## [What is required]
Skip all pictures, then print the remaining material exactly.

— start of Source data —

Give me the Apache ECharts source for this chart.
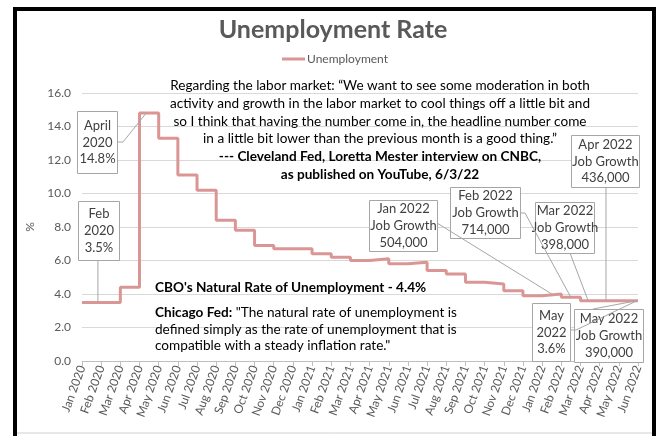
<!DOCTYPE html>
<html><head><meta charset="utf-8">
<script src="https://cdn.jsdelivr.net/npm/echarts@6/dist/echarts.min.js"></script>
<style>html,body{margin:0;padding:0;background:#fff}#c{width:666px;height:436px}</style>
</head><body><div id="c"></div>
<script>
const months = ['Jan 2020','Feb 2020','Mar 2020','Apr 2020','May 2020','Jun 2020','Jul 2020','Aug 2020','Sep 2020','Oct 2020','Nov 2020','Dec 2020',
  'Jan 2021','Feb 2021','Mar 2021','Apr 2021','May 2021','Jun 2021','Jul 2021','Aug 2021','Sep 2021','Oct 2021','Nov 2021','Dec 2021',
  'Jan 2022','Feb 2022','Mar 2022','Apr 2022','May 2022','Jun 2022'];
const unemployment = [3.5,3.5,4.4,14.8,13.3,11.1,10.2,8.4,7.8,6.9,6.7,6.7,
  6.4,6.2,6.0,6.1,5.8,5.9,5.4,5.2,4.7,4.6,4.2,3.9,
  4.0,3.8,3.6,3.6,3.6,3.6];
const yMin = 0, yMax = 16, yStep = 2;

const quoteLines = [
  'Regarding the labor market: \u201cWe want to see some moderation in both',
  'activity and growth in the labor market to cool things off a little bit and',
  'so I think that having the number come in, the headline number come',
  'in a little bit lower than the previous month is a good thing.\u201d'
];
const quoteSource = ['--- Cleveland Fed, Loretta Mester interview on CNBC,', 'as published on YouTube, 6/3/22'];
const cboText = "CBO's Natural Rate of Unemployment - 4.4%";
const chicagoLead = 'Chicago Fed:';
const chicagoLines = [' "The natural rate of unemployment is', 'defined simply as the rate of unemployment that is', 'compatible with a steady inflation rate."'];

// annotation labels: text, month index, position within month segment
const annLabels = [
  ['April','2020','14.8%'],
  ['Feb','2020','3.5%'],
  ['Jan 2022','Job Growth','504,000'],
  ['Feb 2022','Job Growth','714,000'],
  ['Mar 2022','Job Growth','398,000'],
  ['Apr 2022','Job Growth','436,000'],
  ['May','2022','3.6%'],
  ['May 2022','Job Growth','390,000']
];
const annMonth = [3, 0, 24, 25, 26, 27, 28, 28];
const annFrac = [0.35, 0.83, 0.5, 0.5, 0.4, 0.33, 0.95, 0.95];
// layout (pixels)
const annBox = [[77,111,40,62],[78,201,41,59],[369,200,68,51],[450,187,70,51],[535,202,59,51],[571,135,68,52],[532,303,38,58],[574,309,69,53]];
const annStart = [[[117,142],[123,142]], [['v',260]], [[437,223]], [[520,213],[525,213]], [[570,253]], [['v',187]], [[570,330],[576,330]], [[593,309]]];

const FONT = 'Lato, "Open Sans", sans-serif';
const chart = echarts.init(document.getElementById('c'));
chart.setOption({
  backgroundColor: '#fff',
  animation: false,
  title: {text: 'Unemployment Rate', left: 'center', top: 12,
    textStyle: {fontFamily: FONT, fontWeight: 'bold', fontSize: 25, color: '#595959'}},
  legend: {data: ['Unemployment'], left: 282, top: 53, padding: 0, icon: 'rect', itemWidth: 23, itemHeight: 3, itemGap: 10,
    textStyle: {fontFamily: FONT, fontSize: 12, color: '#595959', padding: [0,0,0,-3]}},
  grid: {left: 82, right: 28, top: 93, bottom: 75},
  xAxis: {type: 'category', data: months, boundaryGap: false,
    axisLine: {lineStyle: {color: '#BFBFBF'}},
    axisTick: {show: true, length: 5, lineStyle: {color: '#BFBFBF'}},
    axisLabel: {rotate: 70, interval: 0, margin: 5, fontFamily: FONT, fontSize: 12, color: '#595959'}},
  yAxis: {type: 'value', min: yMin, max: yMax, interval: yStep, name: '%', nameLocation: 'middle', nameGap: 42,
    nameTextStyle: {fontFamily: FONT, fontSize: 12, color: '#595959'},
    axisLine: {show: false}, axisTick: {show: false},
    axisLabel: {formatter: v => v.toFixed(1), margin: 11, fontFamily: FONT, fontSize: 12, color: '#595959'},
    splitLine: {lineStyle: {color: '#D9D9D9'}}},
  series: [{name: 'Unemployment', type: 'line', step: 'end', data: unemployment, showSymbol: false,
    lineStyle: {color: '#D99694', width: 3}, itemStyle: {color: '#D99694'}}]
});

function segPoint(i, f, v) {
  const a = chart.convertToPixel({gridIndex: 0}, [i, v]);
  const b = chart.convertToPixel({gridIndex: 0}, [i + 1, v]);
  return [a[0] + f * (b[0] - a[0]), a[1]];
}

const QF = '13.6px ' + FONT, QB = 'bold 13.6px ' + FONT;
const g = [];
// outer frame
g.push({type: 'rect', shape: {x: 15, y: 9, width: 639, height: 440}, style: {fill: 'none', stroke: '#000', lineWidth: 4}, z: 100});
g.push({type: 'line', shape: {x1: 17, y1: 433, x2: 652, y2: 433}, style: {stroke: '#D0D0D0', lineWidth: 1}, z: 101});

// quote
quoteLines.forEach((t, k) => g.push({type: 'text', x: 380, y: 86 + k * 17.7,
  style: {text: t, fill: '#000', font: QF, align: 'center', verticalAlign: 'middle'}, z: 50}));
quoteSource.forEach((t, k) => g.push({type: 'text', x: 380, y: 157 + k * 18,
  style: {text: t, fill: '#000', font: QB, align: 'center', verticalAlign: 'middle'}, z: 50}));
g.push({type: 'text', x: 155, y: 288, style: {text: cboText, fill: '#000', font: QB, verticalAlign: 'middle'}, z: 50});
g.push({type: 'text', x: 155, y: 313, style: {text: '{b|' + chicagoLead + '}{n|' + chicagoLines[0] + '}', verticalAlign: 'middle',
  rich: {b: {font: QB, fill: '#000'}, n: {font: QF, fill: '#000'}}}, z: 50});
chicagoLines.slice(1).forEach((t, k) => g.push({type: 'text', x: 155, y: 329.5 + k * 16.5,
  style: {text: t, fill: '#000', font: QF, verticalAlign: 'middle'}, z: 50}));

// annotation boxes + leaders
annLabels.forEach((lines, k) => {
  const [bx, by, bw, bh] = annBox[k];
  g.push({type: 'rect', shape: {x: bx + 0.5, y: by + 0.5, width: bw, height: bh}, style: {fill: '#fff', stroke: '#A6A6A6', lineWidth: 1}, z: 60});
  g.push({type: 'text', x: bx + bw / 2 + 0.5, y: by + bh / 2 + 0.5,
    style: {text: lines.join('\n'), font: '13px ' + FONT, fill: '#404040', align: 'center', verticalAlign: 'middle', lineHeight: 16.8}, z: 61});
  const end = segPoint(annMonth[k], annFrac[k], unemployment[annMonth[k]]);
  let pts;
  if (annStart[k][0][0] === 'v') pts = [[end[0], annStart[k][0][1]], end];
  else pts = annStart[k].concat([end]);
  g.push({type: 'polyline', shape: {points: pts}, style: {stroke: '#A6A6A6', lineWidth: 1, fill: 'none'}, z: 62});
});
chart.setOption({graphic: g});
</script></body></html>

— end of Source data —

## [Result for this exercise]
Give me the Apache ECharts source for this chart.
<!DOCTYPE html>
<html><head><meta charset="utf-8">
<script src="https://cdn.jsdelivr.net/npm/echarts@6/dist/echarts.min.js"></script>
<style>html,body{margin:0;padding:0;background:#fff}#c{width:666px;height:436px}</style>
</head><body><div id="c"></div>
<script>
const months = ['Jan 2020','Feb 2020','Mar 2020','Apr 2020','May 2020','Jun 2020','Jul 2020','Aug 2020','Sep 2020','Oct 2020','Nov 2020','Dec 2020',
  'Jan 2021','Feb 2021','Mar 2021','Apr 2021','May 2021','Jun 2021','Jul 2021','Aug 2021','Sep 2021','Oct 2021','Nov 2021','Dec 2021',
  'Jan 2022','Feb 2022','Mar 2022','Apr 2022','May 2022','Jun 2022'];
const unemployment = [3.5,3.5,4.4,14.8,13.3,11.1,10.2,8.4,7.8,6.9,6.7,6.7,
  6.4,6.2,6.0,6.1,5.8,5.9,5.4,5.2,4.7,4.6,4.2,3.9,
  4.0,3.8,3.6,3.6,3.6,3.6];
const yMin = 0, yMax = 16, yStep = 2;

const quoteLines = [
  'Regarding the labor market: \u201cWe want to see some moderation in both',
  'activity and growth in the labor market to cool things off a little bit and',
  'so I think that having the number come in, the headline number come',
  'in a little bit lower than the previous month is a good thing.\u201d'
];
const quoteSource = ['--- Cleveland Fed, Loretta Mester interview on CNBC,', 'as published on YouTube, 6/3/22'];
const cboText = "CBO's Natural Rate of Unemployment - 4.4%";
const chicagoLead = 'Chicago Fed:';
const chicagoLines = [' "The natural rate of unemployment is', 'defined simply as the rate of unemployment that is', 'compatible with a steady inflation rate."'];

// annotation labels: text, month index, position within month segment
const annLabels = [
  ['April','2020','14.8%'],
  ['Feb','2020','3.5%'],
  ['Jan 2022','Job Growth','504,000'],
  ['Feb 2022','Job Growth','714,000'],
  ['Mar 2022','Job Growth','398,000'],
  ['Apr 2022','Job Growth','436,000'],
  ['May','2022','3.6%'],
  ['May 2022','Job Growth','390,000']
];
const annMonth = [3, 0, 24, 25, 26, 27, 28, 28];
const annFrac = [0.35, 0.83, 0.5, 0.5, 0.4, 0.33, 0.95, 0.95];
// layout (pixels)
const annBox = [[77,111,40,62],[78,201,41,59],[369,200,68,51],[450,187,70,51],[535,202,59,51],[571,135,68,52],[532,303,38,58],[574,309,69,53]];
const annStart = [[[117,142],[123,142]], [['v',260]], [[437,223]], [[520,213],[525,213]], [[570,253]], [['v',187]], [[570,330],[576,330]], [[593,309]]];

const FONT = 'Lato, "Open Sans", sans-serif';
const chart = echarts.init(document.getElementById('c'));
chart.setOption({
  backgroundColor: '#fff',
  animation: false,
  title: {text: 'Unemployment Rate', left: 'center', top: 12,
    textStyle: {fontFamily: FONT, fontWeight: 'bold', fontSize: 25, color: '#595959'}},
  legend: {data: ['Unemployment'], left: 282, top: 53, padding: 0, icon: 'rect', itemWidth: 23, itemHeight: 3, itemGap: 10,
    textStyle: {fontFamily: FONT, fontSize: 12, color: '#595959', padding: [0,0,0,-3]}},
  grid: {left: 82, right: 28, top: 93, bottom: 75},
  xAxis: {type: 'category', data: months, boundaryGap: false,
    axisLine: {lineStyle: {color: '#BFBFBF'}},
    axisTick: {show: true, length: 5, lineStyle: {color: '#BFBFBF'}},
    axisLabel: {rotate: 70, interval: 0, margin: 5, fontFamily: FONT, fontSize: 12, color: '#595959'}},
  yAxis: {type: 'value', min: yMin, max: yMax, interval: yStep, name: '%', nameLocation: 'middle', nameGap: 42,
    nameTextStyle: {fontFamily: FONT, fontSize: 12, color: '#595959'},
    axisLine: {show: false}, axisTick: {show: false},
    axisLabel: {formatter: v => v.toFixed(1), margin: 11, fontFamily: FONT, fontSize: 12, color: '#595959'},
    splitLine: {lineStyle: {color: '#D9D9D9'}}},
  series: [{name: 'Unemployment', type: 'line', step: 'end', data: unemployment, showSymbol: false,
    lineStyle: {color: '#D99694', width: 3}, itemStyle: {color: '#D99694'}}]
});

function segPoint(i, f, v) {
  const a = chart.convertToPixel({gridIndex: 0}, [i, v]);
  const b = chart.convertToPixel({gridIndex: 0}, [i + 1, v]);
  return [a[0] + f * (b[0] - a[0]), a[1]];
}

const QF = '13.6px ' + FONT, QB = 'bold 13.6px ' + FONT;
const g = [];
// outer frame
g.push({type: 'rect', shape: {x: 15, y: 9, width: 639, height: 440}, style: {fill: 'none', stroke: '#000', lineWidth: 4}, z: 100});
g.push({type: 'line', shape: {x1: 17, y1: 433, x2: 652, y2: 433}, style: {stroke: '#D0D0D0', lineWidth: 1}, z: 101});

// quote
quoteLines.forEach((t, k) => g.push({type: 'text', x: 380, y: 86 + k * 17.7,
  style: {text: t, fill: '#000', font: QF, align: 'center', verticalAlign: 'middle'}, z: 50}));
quoteSource.forEach((t, k) => g.push({type: 'text', x: 380, y: 157 + k * 18,
  style: {text: t, fill: '#000', font: QB, align: 'center', verticalAlign: 'middle'}, z: 50}));
g.push({type: 'text', x: 155, y: 288, style: {text: cboText, fill: '#000', font: QB, verticalAlign: 'middle'}, z: 50});
g.push({type: 'text', x: 155, y: 313, style: {text: '{b|' + chicagoLead + '}{n|' + chicagoLines[0] + '}', verticalAlign: 'middle',
  rich: {b: {font: QB, fill: '#000'}, n: {font: QF, fill: '#000'}}}, z: 50});
chicagoLines.slice(1).forEach((t, k) => g.push({type: 'text', x: 155, y: 329.5 + k * 16.5,
  style: {text: t, fill: '#000', font: QF, verticalAlign: 'middle'}, z: 50}));

// annotation boxes + leaders
annLabels.forEach((lines, k) => {
  const [bx, by, bw, bh] = annBox[k];
  g.push({type: 'rect', shape: {x: bx + 0.5, y: by + 0.5, width: bw, height: bh}, style: {fill: '#fff', stroke: '#A6A6A6', lineWidth: 1}, z: 60});
  g.push({type: 'text', x: bx + bw / 2 + 0.5, y: by + bh / 2 + 0.5,
    style: {text: lines.join('\n'), font: '13px ' + FONT, fill: '#404040', align: 'center', verticalAlign: 'middle', lineHeight: 16.8}, z: 61});
  const end = segPoint(annMonth[k], annFrac[k], unemployment[annMonth[k]]);
  let pts;
  if (annStart[k][0][0] === 'v') pts = [[end[0], annStart[k][0][1]], end];
  else pts = annStart[k].concat([end]);
  g.push({type: 'polyline', shape: {points: pts}, style: {stroke: '#A6A6A6', lineWidth: 1, fill: 'none'}, z: 62});
});
chart.setOption({graphic: g});
</script></body></html>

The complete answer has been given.